The spice trade was HUGE business in Europe. The fortunes of Venice, the wealthiest city in Europe from the beginning of the Crusades well into the 1500s, were almost entirely built upon it- and, to be clear, those insane profits were just off the relatively constricted flow of spices coming through the Middle East. Black pepper from India made up the bulk of the trade, though frankincense from the Middle East, nutmeg from Indonesia, and many other spices, like cinnamon, were included. Later, as Venice declined, the fortunes of Genoa, Lisbon, and Amsterdam- the other great spice cities- would be determined by the vagaries of the trade as well.

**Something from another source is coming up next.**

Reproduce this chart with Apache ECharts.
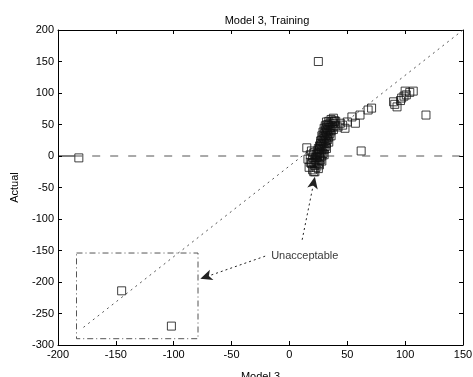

It wasn't even remotely a new trade, either- a considerable portion of the total GDP of the Roman Empire went to the spice trade. So much of Rome's gold went to it, in fact, that if they had stopped exploiting new territories for revenue, the spice trade could have single-handedly driven them bankrupt. Huge hordes of Roman coins have been found all over India, and spices and goods from China have been found in Roman archaeological sites and records. (The Roman Empire is the only time before the Age of Sail where Europe wasn't a worthless backwater, and even then it was dwarfed by Imperial China.) Going back even farther, we've found archaeological evidence for Sumeria in ancient Mesopotamia having had a fairly extensive spice trade with Harappa, their enigmatic and powerful contemporaries in India.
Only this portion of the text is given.